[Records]
::::
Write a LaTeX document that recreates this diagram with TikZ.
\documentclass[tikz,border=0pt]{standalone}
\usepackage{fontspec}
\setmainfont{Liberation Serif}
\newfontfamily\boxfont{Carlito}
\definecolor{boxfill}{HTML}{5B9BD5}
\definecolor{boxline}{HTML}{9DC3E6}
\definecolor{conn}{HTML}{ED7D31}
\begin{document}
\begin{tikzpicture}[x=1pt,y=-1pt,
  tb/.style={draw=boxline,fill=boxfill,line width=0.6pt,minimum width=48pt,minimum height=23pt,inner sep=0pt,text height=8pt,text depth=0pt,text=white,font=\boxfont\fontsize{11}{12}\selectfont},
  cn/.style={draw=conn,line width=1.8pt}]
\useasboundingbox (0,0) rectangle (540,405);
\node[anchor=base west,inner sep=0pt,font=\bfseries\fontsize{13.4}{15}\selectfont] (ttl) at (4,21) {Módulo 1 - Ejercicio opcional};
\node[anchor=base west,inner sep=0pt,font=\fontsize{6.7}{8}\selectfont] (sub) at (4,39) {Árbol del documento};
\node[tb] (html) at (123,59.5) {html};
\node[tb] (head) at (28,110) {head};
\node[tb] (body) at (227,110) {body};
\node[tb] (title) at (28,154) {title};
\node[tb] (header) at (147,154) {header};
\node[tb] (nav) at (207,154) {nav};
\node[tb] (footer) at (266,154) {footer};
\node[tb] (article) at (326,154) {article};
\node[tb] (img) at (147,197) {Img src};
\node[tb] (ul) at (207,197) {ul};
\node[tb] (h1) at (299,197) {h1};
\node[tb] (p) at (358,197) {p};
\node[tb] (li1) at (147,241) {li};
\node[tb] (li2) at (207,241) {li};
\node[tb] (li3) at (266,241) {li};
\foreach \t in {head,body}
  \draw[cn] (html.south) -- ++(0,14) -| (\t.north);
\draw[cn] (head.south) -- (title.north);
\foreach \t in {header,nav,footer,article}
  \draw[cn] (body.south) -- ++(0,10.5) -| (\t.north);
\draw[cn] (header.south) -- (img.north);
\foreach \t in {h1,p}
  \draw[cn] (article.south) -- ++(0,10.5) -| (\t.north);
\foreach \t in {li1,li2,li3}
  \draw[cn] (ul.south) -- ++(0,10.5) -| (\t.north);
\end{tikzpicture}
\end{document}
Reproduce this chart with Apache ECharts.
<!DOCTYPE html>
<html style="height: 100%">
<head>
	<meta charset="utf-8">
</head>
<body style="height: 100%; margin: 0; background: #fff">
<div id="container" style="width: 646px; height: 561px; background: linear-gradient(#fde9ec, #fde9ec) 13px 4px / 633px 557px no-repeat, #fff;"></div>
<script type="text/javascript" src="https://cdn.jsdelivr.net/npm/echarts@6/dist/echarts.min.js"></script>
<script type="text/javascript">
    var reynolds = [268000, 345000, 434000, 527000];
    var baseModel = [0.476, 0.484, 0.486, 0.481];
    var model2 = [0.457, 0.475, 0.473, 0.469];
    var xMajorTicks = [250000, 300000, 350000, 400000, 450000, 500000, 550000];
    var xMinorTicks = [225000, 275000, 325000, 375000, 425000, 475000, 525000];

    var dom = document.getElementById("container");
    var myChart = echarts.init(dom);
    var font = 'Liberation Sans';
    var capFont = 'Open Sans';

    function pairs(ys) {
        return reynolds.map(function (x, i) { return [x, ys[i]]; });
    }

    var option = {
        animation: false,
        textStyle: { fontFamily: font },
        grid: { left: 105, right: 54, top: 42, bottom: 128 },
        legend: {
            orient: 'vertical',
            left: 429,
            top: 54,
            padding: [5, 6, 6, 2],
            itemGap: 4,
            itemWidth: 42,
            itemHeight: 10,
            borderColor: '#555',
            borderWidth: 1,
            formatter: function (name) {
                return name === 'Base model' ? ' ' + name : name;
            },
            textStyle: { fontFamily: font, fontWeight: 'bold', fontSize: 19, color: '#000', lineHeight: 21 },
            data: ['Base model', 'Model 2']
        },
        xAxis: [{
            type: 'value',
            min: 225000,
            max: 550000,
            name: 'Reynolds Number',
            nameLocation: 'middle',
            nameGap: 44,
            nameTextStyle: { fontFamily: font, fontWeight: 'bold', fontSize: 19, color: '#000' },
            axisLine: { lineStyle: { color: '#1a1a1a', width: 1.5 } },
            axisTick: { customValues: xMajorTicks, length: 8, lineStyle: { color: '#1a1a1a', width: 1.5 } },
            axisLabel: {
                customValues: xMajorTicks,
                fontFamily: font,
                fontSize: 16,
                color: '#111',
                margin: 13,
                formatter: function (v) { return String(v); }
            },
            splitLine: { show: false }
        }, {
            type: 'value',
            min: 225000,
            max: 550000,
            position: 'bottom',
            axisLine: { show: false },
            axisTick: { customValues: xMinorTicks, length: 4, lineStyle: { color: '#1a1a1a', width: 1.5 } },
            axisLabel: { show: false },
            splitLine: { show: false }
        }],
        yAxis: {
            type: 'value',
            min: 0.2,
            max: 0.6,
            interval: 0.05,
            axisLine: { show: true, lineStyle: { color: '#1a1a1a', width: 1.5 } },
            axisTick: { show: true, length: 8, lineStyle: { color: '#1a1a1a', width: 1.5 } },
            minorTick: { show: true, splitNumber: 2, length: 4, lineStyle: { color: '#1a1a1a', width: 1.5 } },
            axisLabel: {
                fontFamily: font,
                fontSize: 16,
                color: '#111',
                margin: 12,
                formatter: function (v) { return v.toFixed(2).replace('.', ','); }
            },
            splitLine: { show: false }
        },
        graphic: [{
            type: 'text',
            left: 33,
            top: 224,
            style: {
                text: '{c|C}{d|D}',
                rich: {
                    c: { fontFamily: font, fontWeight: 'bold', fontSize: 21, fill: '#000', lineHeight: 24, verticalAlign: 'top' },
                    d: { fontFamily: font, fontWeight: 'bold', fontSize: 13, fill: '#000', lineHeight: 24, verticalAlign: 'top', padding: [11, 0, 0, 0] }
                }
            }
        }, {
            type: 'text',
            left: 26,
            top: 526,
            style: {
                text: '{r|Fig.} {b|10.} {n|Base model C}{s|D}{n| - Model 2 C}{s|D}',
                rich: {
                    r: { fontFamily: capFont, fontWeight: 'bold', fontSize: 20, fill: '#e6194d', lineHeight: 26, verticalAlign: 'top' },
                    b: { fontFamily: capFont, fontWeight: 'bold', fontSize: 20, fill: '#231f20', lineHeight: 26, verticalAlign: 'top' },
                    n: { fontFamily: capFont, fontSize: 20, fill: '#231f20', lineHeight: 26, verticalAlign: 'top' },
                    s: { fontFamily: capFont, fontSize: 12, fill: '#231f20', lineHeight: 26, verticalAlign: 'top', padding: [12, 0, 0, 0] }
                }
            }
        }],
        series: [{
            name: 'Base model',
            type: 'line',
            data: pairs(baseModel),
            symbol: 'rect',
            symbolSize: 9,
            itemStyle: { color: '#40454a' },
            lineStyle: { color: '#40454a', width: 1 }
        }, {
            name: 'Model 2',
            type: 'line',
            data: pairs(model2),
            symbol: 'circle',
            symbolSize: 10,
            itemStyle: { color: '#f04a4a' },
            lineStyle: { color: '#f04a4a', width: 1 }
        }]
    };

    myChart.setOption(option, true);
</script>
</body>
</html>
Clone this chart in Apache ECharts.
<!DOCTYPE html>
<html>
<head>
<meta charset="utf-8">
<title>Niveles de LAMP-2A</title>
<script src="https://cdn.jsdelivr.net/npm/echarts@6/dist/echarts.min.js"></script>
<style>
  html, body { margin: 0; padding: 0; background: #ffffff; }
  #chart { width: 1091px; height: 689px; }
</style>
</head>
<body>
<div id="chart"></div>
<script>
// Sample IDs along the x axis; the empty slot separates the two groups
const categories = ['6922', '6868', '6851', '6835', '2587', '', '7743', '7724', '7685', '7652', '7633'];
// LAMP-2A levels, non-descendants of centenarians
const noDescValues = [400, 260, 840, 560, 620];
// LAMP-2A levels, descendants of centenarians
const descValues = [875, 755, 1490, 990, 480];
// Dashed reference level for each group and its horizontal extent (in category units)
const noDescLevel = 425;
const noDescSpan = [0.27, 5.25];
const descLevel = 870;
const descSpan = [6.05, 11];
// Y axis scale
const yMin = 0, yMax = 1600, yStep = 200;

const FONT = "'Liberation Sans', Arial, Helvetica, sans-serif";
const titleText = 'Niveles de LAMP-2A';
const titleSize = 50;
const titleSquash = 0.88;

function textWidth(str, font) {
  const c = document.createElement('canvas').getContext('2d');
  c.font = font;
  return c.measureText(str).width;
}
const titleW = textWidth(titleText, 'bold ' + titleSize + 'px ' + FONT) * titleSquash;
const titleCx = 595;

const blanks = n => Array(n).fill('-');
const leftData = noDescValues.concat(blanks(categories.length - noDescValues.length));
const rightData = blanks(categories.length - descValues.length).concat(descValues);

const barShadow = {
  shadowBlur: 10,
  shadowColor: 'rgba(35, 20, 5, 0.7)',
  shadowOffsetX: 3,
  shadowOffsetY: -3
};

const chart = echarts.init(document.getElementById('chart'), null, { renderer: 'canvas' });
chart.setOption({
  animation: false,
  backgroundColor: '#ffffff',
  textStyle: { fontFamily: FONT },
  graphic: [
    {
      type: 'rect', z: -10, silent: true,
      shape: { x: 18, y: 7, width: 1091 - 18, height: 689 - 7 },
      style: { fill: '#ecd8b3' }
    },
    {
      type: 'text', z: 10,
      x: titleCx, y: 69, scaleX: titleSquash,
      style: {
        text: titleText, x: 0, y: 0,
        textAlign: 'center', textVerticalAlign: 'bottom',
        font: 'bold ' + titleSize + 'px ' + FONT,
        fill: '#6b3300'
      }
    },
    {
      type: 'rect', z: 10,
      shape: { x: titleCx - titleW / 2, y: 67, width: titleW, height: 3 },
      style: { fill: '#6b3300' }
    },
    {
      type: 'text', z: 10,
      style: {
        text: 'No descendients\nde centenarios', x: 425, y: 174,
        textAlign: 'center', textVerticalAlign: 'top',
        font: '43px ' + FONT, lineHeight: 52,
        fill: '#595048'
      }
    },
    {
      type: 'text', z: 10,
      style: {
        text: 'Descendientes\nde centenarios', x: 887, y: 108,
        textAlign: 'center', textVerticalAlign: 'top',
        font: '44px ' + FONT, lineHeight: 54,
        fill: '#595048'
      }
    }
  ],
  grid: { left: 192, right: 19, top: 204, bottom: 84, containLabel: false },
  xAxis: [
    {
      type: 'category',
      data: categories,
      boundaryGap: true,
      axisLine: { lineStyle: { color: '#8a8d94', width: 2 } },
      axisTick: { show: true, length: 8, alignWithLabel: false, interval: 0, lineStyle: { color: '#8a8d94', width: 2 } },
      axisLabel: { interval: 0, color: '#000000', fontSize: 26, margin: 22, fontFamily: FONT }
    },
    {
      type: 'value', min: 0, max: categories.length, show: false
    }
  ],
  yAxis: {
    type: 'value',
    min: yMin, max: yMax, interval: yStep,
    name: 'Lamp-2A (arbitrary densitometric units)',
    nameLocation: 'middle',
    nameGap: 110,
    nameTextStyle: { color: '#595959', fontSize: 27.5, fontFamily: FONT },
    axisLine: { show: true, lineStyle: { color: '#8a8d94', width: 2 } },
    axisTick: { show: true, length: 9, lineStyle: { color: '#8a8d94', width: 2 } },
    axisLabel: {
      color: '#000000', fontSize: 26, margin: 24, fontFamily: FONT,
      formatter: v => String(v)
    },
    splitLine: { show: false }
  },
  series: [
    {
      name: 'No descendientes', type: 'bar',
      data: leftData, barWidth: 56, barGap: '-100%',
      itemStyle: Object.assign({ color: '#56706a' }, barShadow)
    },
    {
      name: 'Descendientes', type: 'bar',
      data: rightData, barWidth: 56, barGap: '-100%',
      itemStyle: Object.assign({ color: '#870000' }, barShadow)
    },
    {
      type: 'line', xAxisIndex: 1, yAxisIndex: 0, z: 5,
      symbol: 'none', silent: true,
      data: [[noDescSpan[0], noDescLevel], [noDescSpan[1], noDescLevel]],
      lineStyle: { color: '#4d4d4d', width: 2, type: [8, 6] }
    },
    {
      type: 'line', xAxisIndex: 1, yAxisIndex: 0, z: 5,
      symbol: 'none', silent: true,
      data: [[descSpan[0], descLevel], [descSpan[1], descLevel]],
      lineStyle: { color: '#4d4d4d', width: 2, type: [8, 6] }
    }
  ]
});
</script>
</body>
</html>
::::
▶ Exercise objective
Nothing outside the span should appear: copy exactly from the line with "Reproduce this chart with Apache ECharts." through the line with "425000, 475000, 525000];".

▶ Answer to the task
Reproduce this chart with Apache ECharts.
<!DOCTYPE html>
<html style="height: 100%">
<head>
	<meta charset="utf-8">
</head>
<body style="height: 100%; margin: 0; background: #fff">
<div id="container" style="width: 646px; height: 561px; background: linear-gradient(#fde9ec, #fde9ec) 13px 4px / 633px 557px no-repeat, #fff;"></div>
<script type="text/javascript" src="https://cdn.jsdelivr.net/npm/echarts@6/dist/echarts.min.js"></script>
<script type="text/javascript">
    var reynolds = [268000, 345000, 434000, 527000];
    var baseModel = [0.476, 0.484, 0.486, 0.481];
    var model2 = [0.457, 0.475, 0.473, 0.469];
    var xMajorTicks = [250000, 300000, 350000, 400000, 450000, 500000, 550000];
    var xMinorTicks = [225000, 275000, 325000, 375000, 425000, 475000, 525000];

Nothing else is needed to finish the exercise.